> **Goal**
Report how many lines below contain the word "with", and give only that number.

> **Data segment**
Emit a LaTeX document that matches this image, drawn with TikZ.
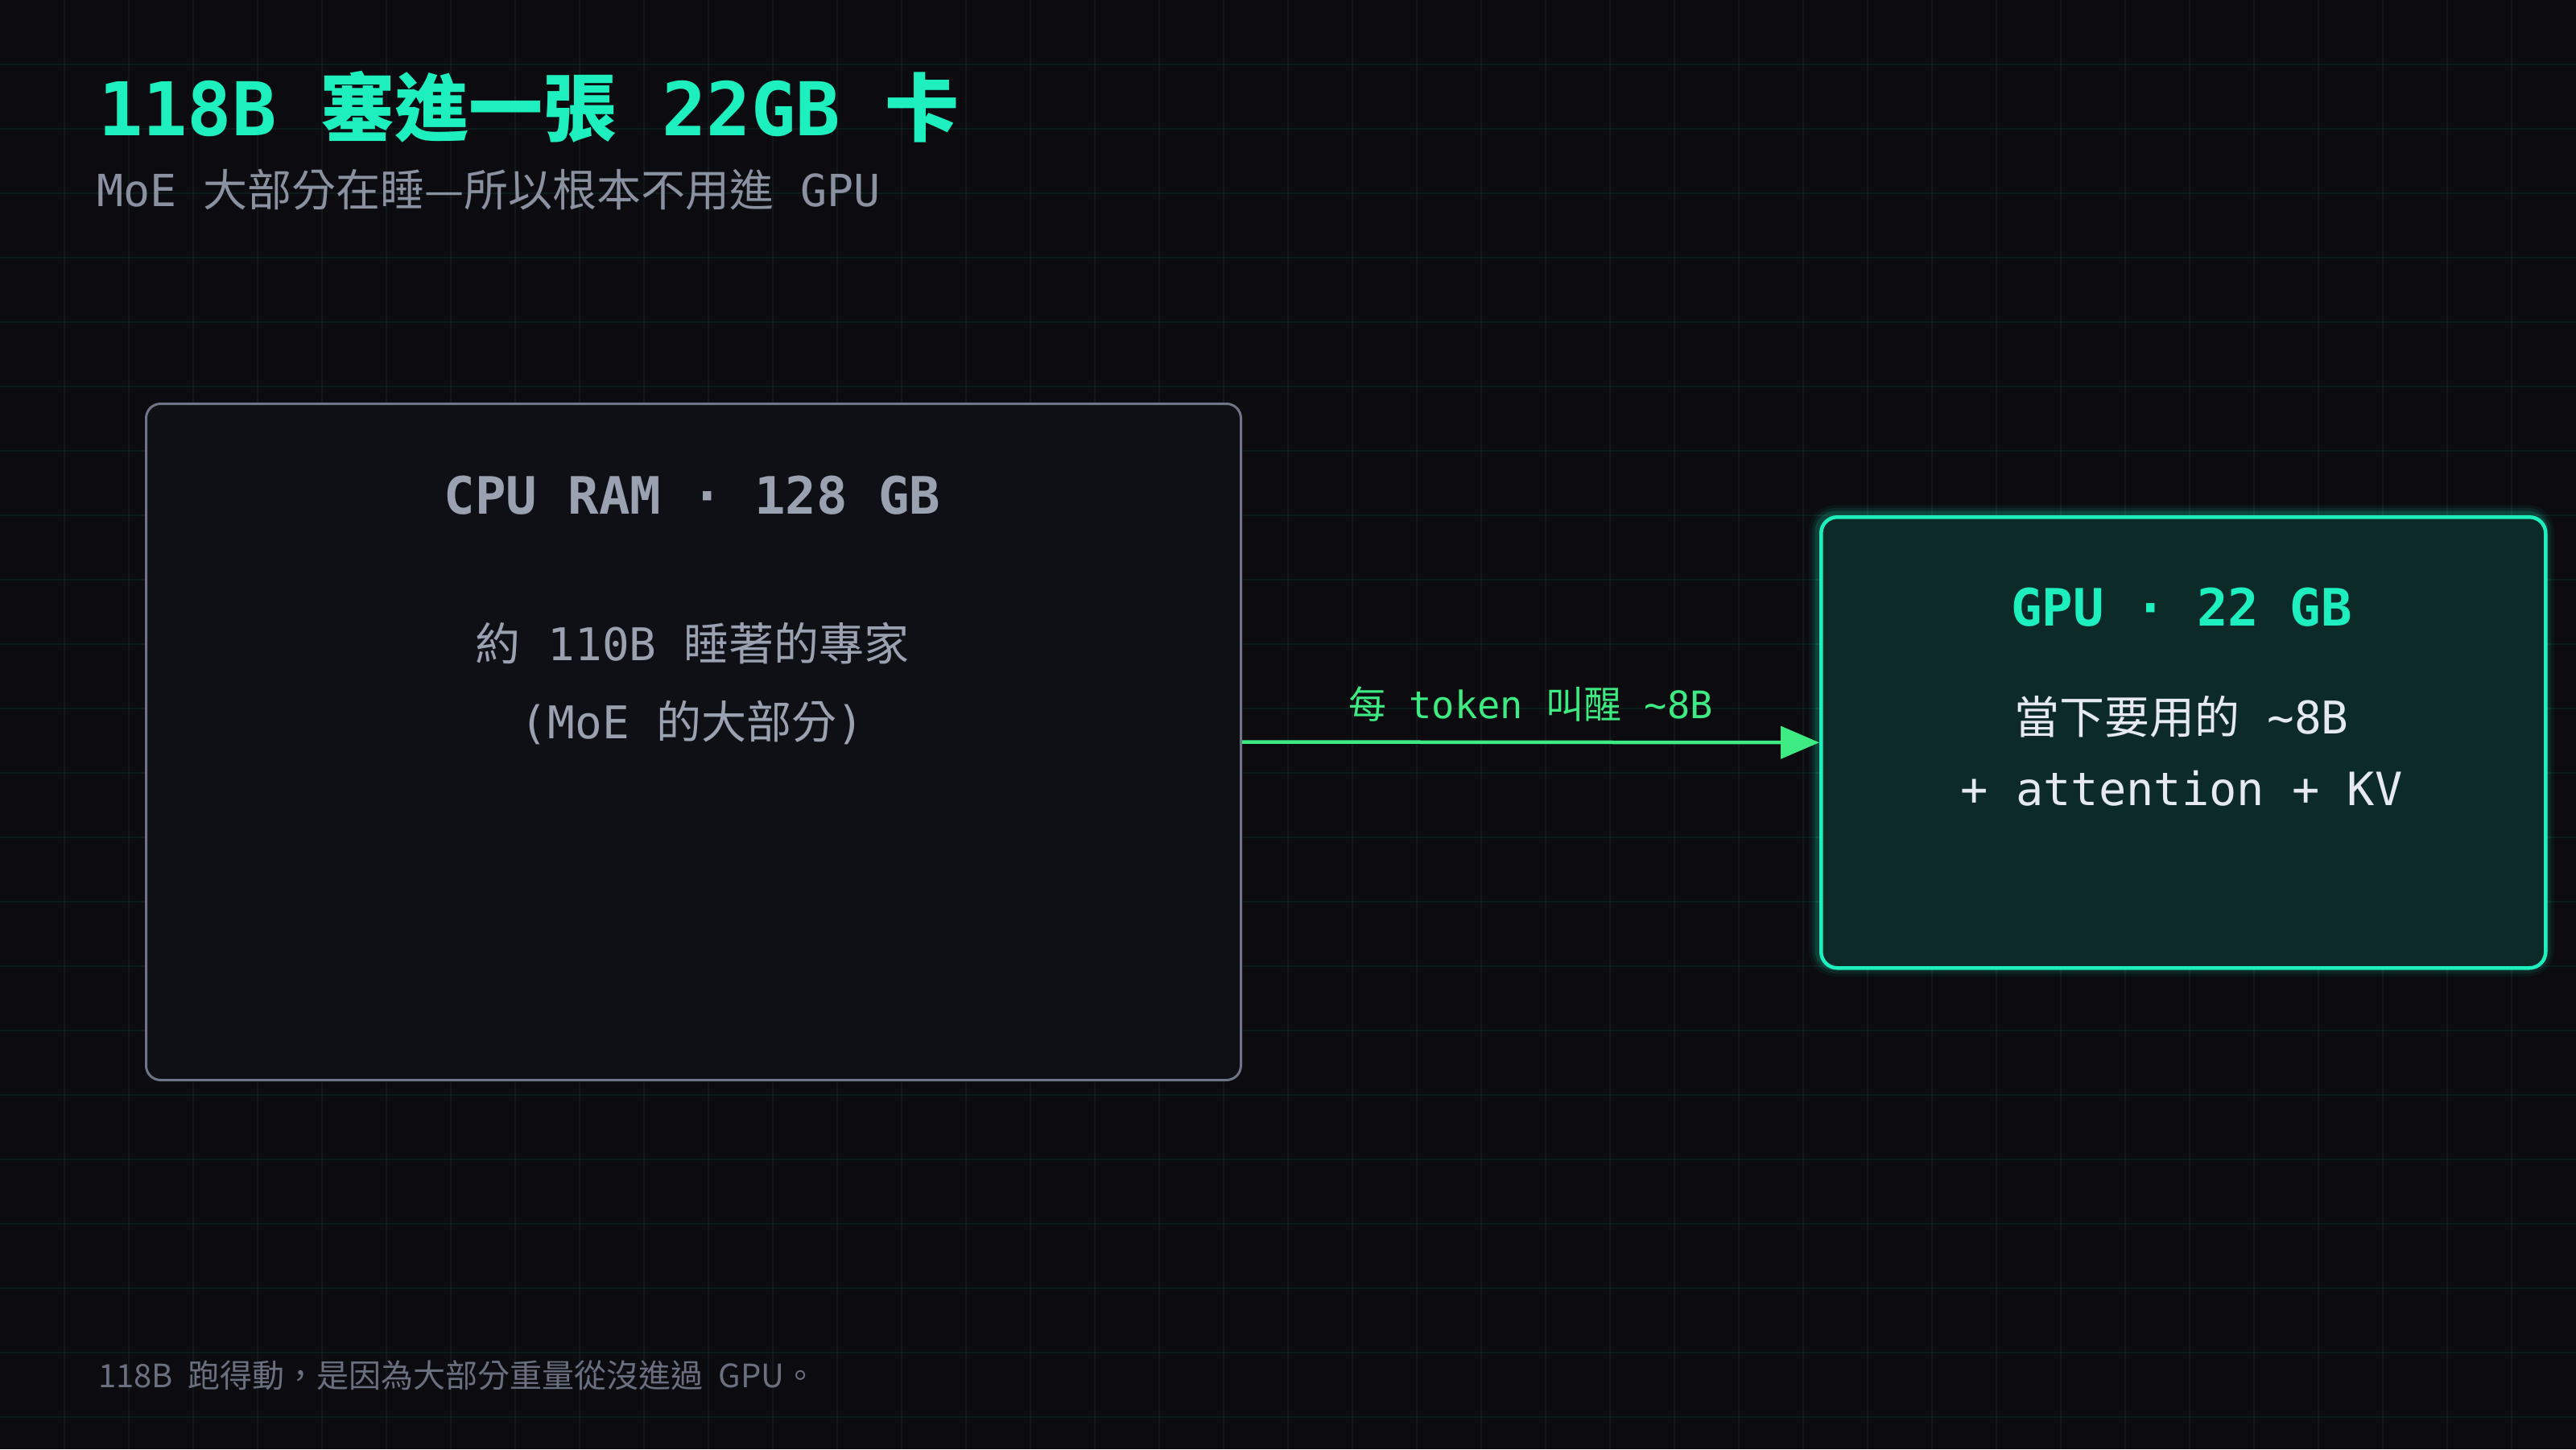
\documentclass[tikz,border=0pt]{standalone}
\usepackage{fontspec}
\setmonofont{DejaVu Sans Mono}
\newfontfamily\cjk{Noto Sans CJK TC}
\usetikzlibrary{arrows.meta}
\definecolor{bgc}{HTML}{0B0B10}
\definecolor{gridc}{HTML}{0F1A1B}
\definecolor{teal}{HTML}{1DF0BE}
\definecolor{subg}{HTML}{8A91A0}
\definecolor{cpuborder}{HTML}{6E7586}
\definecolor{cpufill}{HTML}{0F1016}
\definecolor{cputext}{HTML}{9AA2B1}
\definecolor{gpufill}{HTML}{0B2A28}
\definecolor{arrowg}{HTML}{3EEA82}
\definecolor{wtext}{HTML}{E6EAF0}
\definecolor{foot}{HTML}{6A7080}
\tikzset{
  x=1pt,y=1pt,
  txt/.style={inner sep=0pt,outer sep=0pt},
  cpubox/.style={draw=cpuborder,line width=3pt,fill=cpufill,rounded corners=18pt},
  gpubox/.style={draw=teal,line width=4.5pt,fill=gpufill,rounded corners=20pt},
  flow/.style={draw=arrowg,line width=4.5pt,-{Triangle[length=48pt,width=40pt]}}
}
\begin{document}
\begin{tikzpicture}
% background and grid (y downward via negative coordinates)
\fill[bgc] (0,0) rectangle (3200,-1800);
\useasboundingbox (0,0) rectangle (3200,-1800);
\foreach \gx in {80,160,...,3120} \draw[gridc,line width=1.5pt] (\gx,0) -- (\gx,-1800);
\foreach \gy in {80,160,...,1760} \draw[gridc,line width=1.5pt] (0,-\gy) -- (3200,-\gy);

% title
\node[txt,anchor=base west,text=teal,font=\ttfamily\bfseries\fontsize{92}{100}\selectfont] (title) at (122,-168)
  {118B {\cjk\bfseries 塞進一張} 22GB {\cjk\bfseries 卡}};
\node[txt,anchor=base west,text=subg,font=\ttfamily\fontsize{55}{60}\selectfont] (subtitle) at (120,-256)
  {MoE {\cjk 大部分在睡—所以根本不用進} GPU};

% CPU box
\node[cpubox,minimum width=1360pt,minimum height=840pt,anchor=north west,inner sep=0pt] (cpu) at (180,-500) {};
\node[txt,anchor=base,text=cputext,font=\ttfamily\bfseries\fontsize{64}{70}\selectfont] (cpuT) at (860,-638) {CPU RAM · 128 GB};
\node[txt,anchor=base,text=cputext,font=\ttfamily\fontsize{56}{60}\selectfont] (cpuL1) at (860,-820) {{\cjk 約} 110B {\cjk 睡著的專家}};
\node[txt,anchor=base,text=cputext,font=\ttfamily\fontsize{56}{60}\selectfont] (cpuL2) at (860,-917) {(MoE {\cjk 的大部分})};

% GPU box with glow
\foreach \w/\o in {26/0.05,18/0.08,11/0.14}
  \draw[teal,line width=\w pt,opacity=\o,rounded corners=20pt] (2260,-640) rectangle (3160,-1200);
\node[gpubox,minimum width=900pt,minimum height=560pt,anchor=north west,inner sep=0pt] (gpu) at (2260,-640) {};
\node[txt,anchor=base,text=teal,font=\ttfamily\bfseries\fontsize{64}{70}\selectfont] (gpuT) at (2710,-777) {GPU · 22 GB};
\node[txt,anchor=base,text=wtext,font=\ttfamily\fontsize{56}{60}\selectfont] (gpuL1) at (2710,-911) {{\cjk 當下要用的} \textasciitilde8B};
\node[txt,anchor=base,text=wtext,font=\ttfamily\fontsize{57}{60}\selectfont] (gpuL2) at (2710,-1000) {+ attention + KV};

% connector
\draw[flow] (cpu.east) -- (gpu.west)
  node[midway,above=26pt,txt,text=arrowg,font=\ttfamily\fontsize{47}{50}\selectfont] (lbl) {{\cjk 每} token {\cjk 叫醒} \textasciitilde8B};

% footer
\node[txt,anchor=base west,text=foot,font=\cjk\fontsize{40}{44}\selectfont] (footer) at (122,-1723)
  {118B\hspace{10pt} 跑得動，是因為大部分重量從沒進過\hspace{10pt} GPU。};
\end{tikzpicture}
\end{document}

> **Answer to the exercise**
2